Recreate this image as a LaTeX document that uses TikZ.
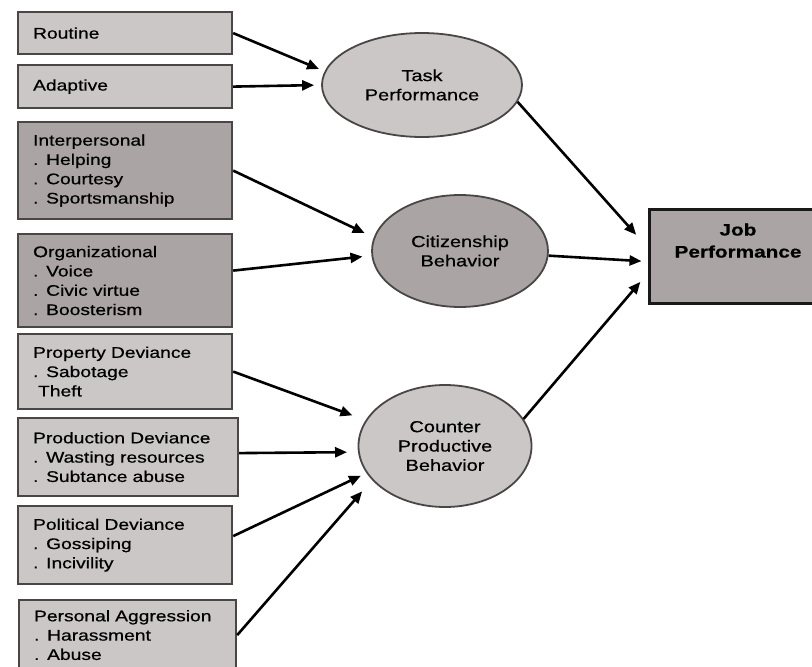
\documentclass[tikz,border=0pt]{standalone}
\usepackage{fontspec}
\newfontfamily\diagfont{Liberation Sans}[FakeStretch=1.25, FakeBold=0.6]
\usepackage{tikz}
\usetikzlibrary{arrows.meta,positioning,shapes.geometric}
\definecolor{PerfLight}{HTML}{CCC7C7}
\definecolor{PerfDark}{HTML}{AAA4A4}
\definecolor{PerfEdge}{HTML}{4A4646}
\tikzset{
  perfarrow/.style={-{Triangle[length=12pt,width=10pt]}, line width=2.6pt, draw=black},
  facet/.style={draw=PerfEdge, line width=2.2pt, fill=PerfLight, anchor=north west,
    align=left, text width=#1, inner xsep=15pt, inner ysep=0pt,
    font=\diagfont\fontsize{15.4}{19.3}\selectfont},
  facet/.default=184pt,
  outcome/.style={ellipse, draw=PerfEdge, line width=1.8pt, fill=PerfLight, inner sep=0pt,
    align=center, font=\diagfont\fontsize{16}{19.3}\selectfont}
}

\begin{document}
\begin{tikzpicture}[x=1pt, y=-1pt]
\useasboundingbox (0,0) rectangle (812,667);
\clip (0,0) rectangle (812,667);

% dimensions of performance
\node[facet, minimum height=42pt] at (17,11) (routine) {Routine};
\node[facet, minimum height=43pt] at (17,64) (adaptive) {Adaptive};
\node[facet, fill=PerfDark, minimum height=97pt] at (17,121) (interp)
  {Interpersonal\\. Helping\\. Courtesy\\. Sportsmanship};
\node[facet, fill=PerfDark, minimum height=93pt] at (17,233) (organiz)
  {Organizational\\. Voice\\. Civic virtue\\. Boosterism};
\node[facet, minimum height=75pt] at (17,333) (property)
  {Property Deviance\\. Sabotage\\\hspace*{5pt}Theft};
\node[facet=190pt, minimum height=78pt] at (17,417) (production)
  {Production Deviance\\. Wasting resources\\. Subtance abuse};
\node[facet, minimum height=78pt] at (17,505) (political)
  {Political Deviance\\. Gossiping\\. Incivility};
\node[facet=187pt, minimum height=70pt] at (18,599) (personal)
  {Personal Aggression\\. Harassment\\. Abuse};

\node[outcome, minimum width=200pt, minimum height=104pt] at (422,85) (task) {Task\\Performance};
\node[outcome, fill=PerfDark, minimum width=176pt, minimum height=112pt] at (460,251) (citizen) {Citizenship\\Behavior};
\node[outcome, minimum width=173pt, minimum height=122pt] at (445,446) (counter) {Counter\\Productive\\Behavior};

\node[draw=black!90, line width=3pt, fill=PerfDark, anchor=north, minimum width=178pt,
  align=center, inner ysep=14pt, text height=34pt, text depth=32pt,
  font=\diagfont\bfseries\fontsize{16.6}{22}\selectfont] at (738,208) (jobperf) {Job\\Performance};

% into the three behaviours
\draw[perfarrow, shorten >=6pt] (routine.east) -- (task.172);
\draw[perfarrow, shorten >=7pt] (adaptive.east) -- (task.west);
\draw[perfarrow, shorten >=10pt] (interp.east) -- (citizen.171);
\draw[perfarrow, shorten >=9pt] ([yshift=10pt]organiz.east) -- (citizen.183);
\draw[perfarrow, shorten >=14pt] (property.east) -- (counter.162);
\draw[perfarrow, shorten >=11pt] ([yshift=4pt]production.east) -- (counter.184);
\draw[perfarrow, shorten >=6pt] ([yshift=9pt]political.east) -- (counter.199);
\draw[perfarrow, shorten >=15pt] (personal.east) -- (counter.205);

% behaviours into job performance
\draw[perfarrow, shorten >=17pt] (task.350) -- ([yshift=9pt]jobperf.west);
\draw[perfarrow, shorten >=6pt] (citizen.357) -- ([yshift=-5pt]jobperf.west);
\draw[perfarrow, shorten >=11pt] (counter.19) -- ([yshift=-17pt]jobperf.west);
\end{tikzpicture}
\end{document}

DO THIS
Transcribe each line above verbatim, with the pictures left out.

FINISHED TASK
Recreate this image as a LaTeX document that uses TikZ.
\documentclass[tikz,border=0pt]{standalone}
\usepackage{fontspec}
\newfontfamily\diagfont{Liberation Sans}[FakeStretch=1.25, FakeBold=0.6]
\usepackage{tikz}
\usetikzlibrary{arrows.meta,positioning,shapes.geometric}
\definecolor{PerfLight}{HTML}{CCC7C7}
\definecolor{PerfDark}{HTML}{AAA4A4}
\definecolor{PerfEdge}{HTML}{4A4646}
\tikzset{
  perfarrow/.style={-{Triangle[length=12pt,width=10pt]}, line width=2.6pt, draw=black},
  facet/.style={draw=PerfEdge, line width=2.2pt, fill=PerfLight, anchor=north west,
    align=left, text width=#1, inner xsep=15pt, inner ysep=0pt,
    font=\diagfont\fontsize{15.4}{19.3}\selectfont},
  facet/.default=184pt,
  outcome/.style={ellipse, draw=PerfEdge, line width=1.8pt, fill=PerfLight, inner sep=0pt,
    align=center, font=\diagfont\fontsize{16}{19.3}\selectfont}
}

\begin{document}
\begin{tikzpicture}[x=1pt, y=-1pt]
\useasboundingbox (0,0) rectangle (812,667);
\clip (0,0) rectangle (812,667);

% dimensions of performance
\node[facet, minimum height=42pt] at (17,11) (routine) {Routine};
\node[facet, minimum height=43pt] at (17,64) (adaptive) {Adaptive};
\node[facet, fill=PerfDark, minimum height=97pt] at (17,121) (interp)
  {Interpersonal\\. Helping\\. Courtesy\\. Sportsmanship};
\node[facet, fill=PerfDark, minimum height=93pt] at (17,233) (organiz)
  {Organizational\\. Voice\\. Civic virtue\\. Boosterism};
\node[facet, minimum height=75pt] at (17,333) (property)
  {Property Deviance\\. Sabotage\\\hspace*{5pt}Theft};
\node[facet=190pt, minimum height=78pt] at (17,417) (production)
  {Production Deviance\\. Wasting resources\\. Subtance abuse};
\node[facet, minimum height=78pt] at (17,505) (political)
  {Political Deviance\\. Gossiping\\. Incivility};
\node[facet=187pt, minimum height=70pt] at (18,599) (personal)
  {Personal Aggression\\. Harassment\\. Abuse};

\node[outcome, minimum width=200pt, minimum height=104pt] at (422,85) (task) {Task\\Performance};
\node[outcome, fill=PerfDark, minimum width=176pt, minimum height=112pt] at (460,251) (citizen) {Citizenship\\Behavior};
\node[outcome, minimum width=173pt, minimum height=122pt] at (445,446) (counter) {Counter\\Productive\\Behavior};

\node[draw=black!90, line width=3pt, fill=PerfDark, anchor=north, minimum width=178pt,
  align=center, inner ysep=14pt, text height=34pt, text depth=32pt,
  font=\diagfont\bfseries\fontsize{16.6}{22}\selectfont] at (738,208) (jobperf) {Job\\Performance};

% into the three behaviours
\draw[perfarrow, shorten >=6pt] (routine.east) -- (task.172);
\draw[perfarrow, shorten >=7pt] (adaptive.east) -- (task.west);
\draw[perfarrow, shorten >=10pt] (interp.east) -- (citizen.171);
\draw[perfarrow, shorten >=9pt] ([yshift=10pt]organiz.east) -- (citizen.183);
\draw[perfarrow, shorten >=14pt] (property.east) -- (counter.162);
\draw[perfarrow, shorten >=11pt] ([yshift=4pt]production.east) -- (counter.184);
\draw[perfarrow, shorten >=6pt] ([yshift=9pt]political.east) -- (counter.199);
\draw[perfarrow, shorten >=15pt] (personal.east) -- (counter.205);

% behaviours into job performance
\draw[perfarrow, shorten >=17pt] (task.350) -- ([yshift=9pt]jobperf.west);
\draw[perfarrow, shorten >=6pt] (citizen.357) -- ([yshift=-5pt]jobperf.west);
\draw[perfarrow, shorten >=11pt] (counter.19) -- ([yshift=-17pt]jobperf.west);
\end{tikzpicture}
\end{document}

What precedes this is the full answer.